Fabry disease, the only X-linked sphingolipidosis, is associated with severe multiorgan dysfunction. Its incidence has been estimated from 1 in 40,000 to 60,000 live births for males. Heterozygous females can be symptomatic. Although clinical onset often occurs in childhood, disease presentation may be subtle, leading to delayed diagnosis or misdiagnosis. The primary defect is a deficiency of the lysosomal enzyme, alpha-galactosidase A which releases galactose from ceramide trihexoside (globotriaosylceramide, Gb3) and related glycosphingolipids (especially galabiosylceramide, Gb2), due to mutations in the GLA gene. This results in progressive accumulation of Gb3 in vascular endothelial cells, epithelial and smooth muscle cells, leading to ischemia and infarction especially in the kidney, heart and brain. Large amounts of Gb3 are excreted by untreated male hemizygotes (except patients with a renal graft and those with a cardiac variant), and smaller but still significant amounts by heterozygote females, symptomatic or not. At present, urinary Gb3 quantification also provides additional diagnostic information for manifesting female carriers of Fabry disease, as well as patients with multiple glycolipid storage conditions. Measurement of Gb3 has also been used by some groups to monitor enzyme replacement therapy and disease progression.1,2
1Rozenfeld et al. Clinica Chimica Acta 403 (2009) 194–197
2M J. van Breemen et. al. Biochim Biophys Acta.2011. 1812(1):70-6
This test is indicated for:
- Males who have clinical symptoms of Fabry disease
- Females, both symptomatic and asymptomatic, who may be carriers of Fabry disease
- Males and females on enzyme replacement therapy (ERT) for Fabry disease
Detection and Reference Range
- Fabry patients not on treatment may have elevated Gb3 levels.
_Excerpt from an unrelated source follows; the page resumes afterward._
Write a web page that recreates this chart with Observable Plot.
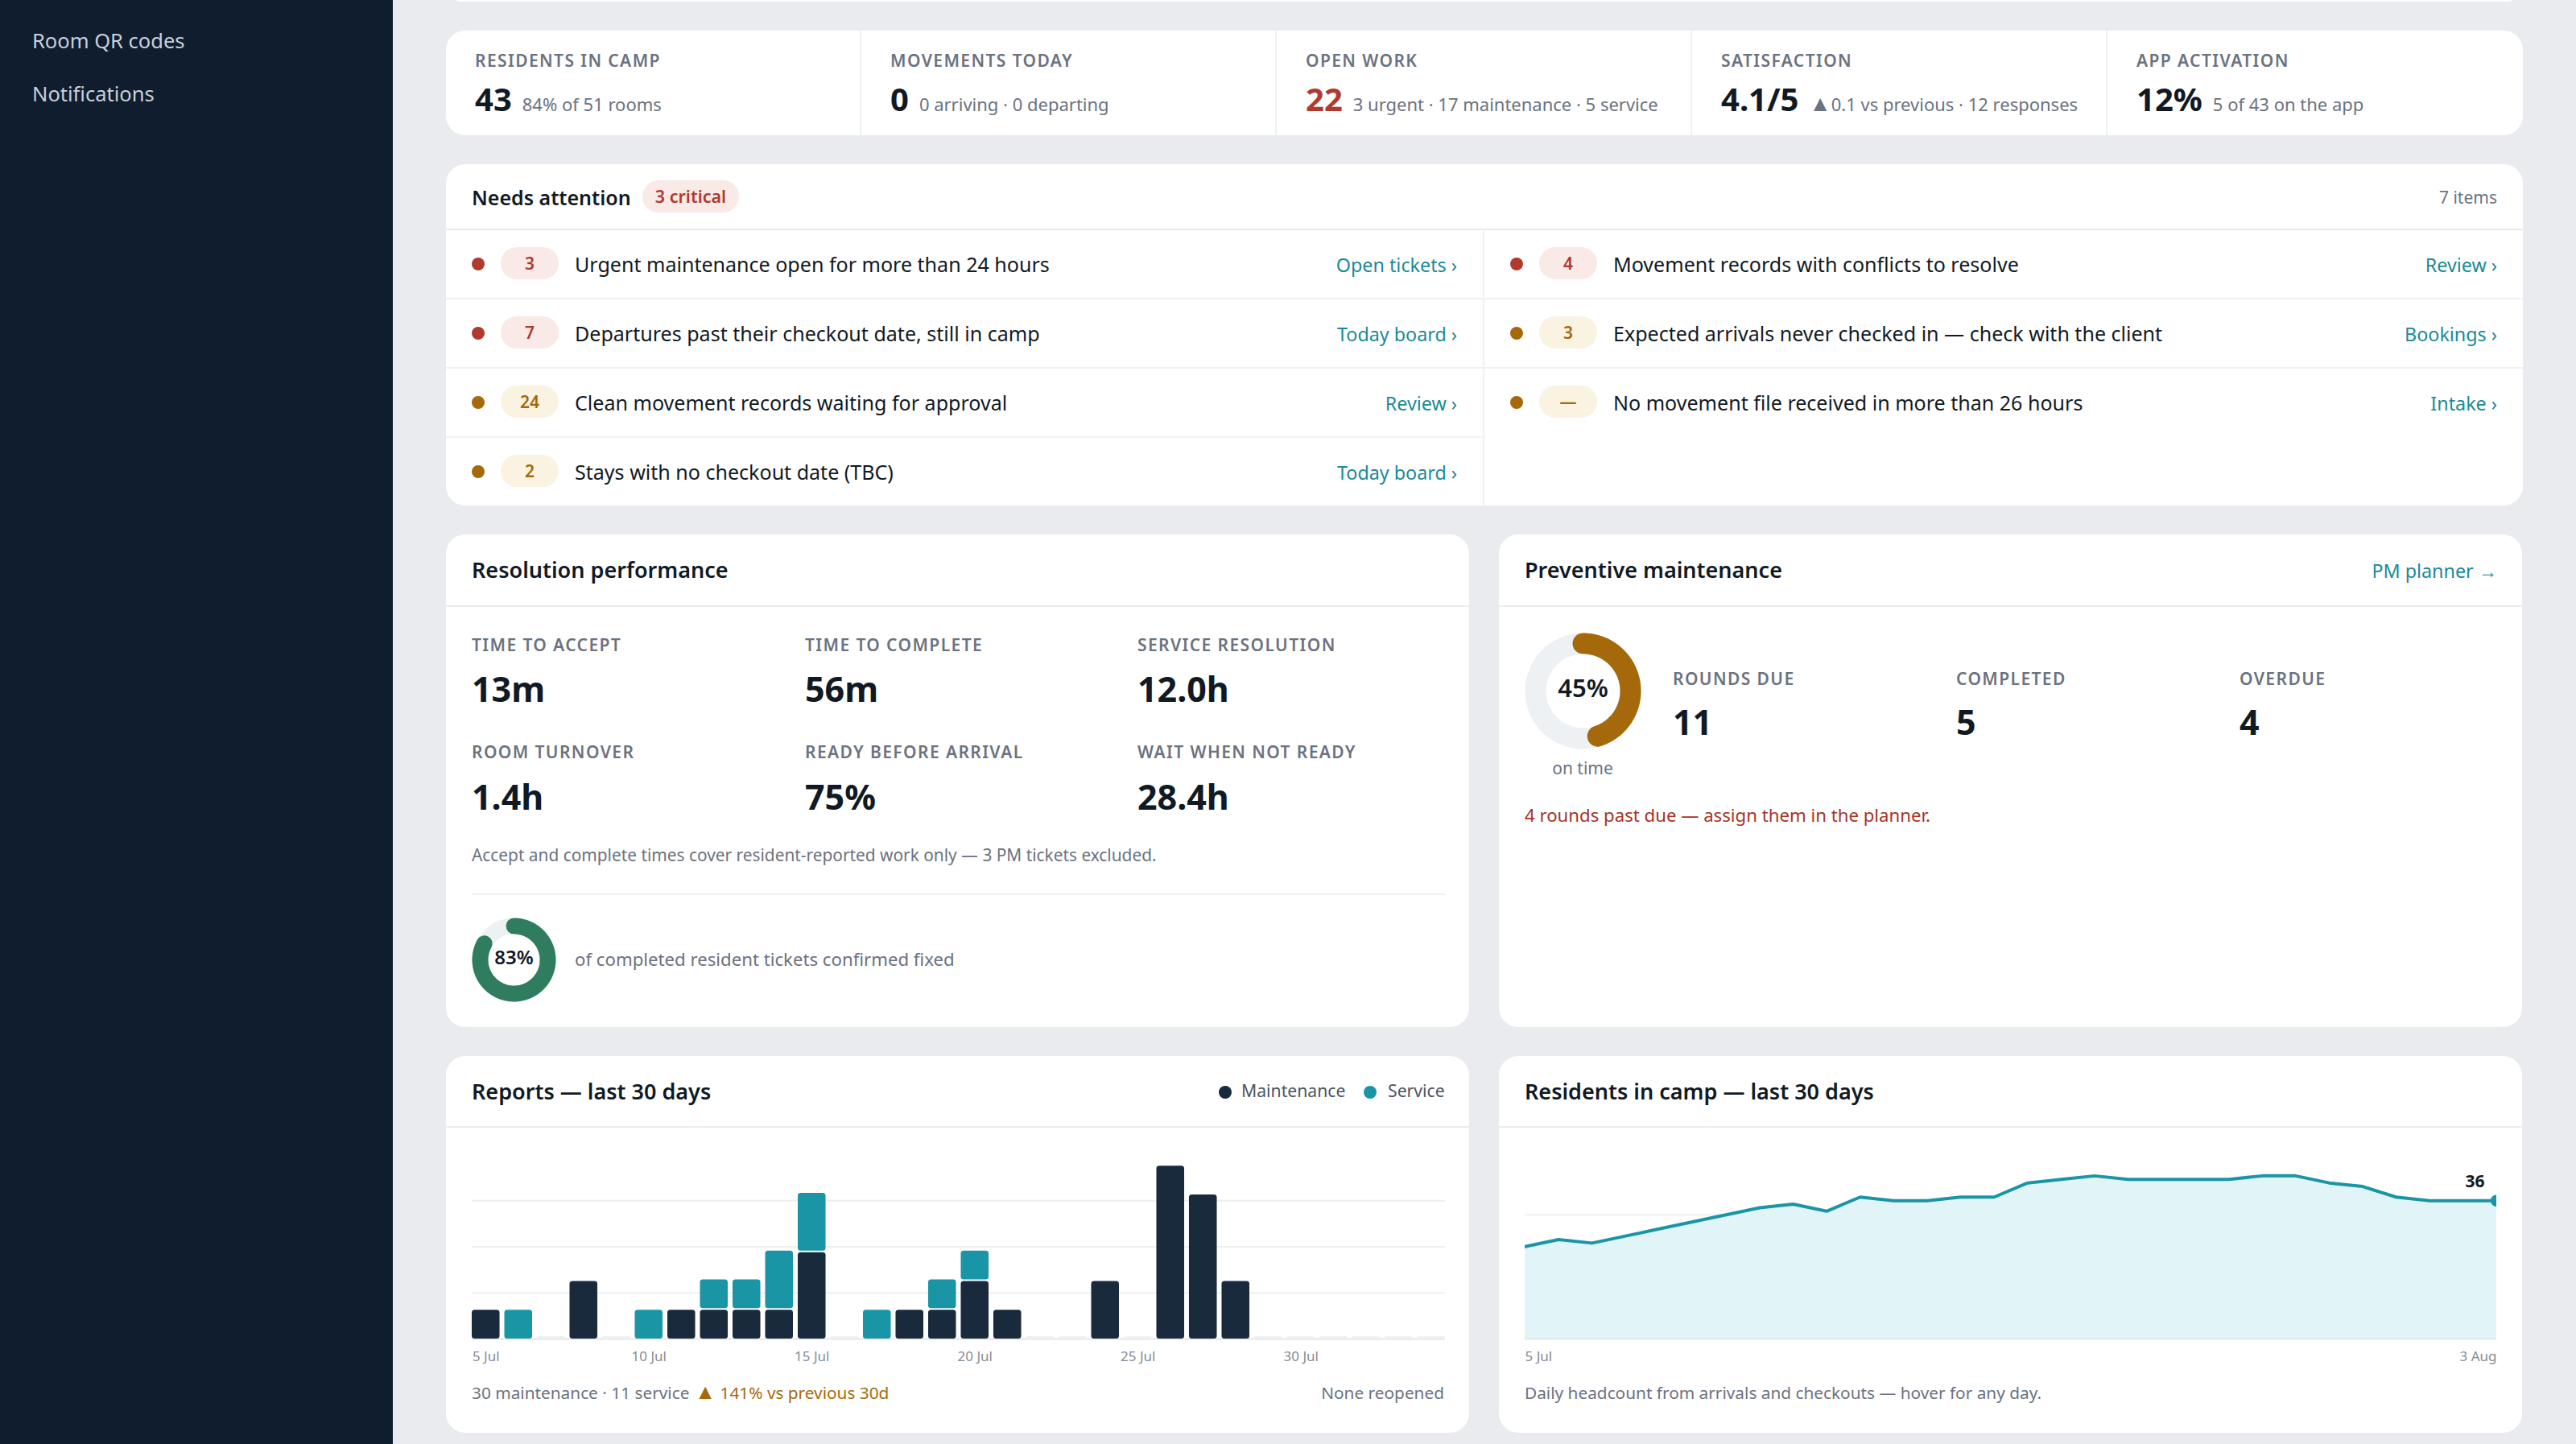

- Fabry patients on treatment have significantly lower to normal Gb3 levels.
- Mildly elevated Gb3 levels may also be caused by other renal diseases or injury to the urinary tract.
- This assay may be affected by urine that is stored at room temperature for a prolonged period of time.
<1 year old: 0-149 ug/mmol Cr
1-4 years old: 0.0-17 ug/mmol Cr
>4 years old: 0.0-8.0 ug/mmol Cr
1-5 ml ml
Freeze sample. Fasting or first void sample is preferable.
Clinical information is required for complete interpretation.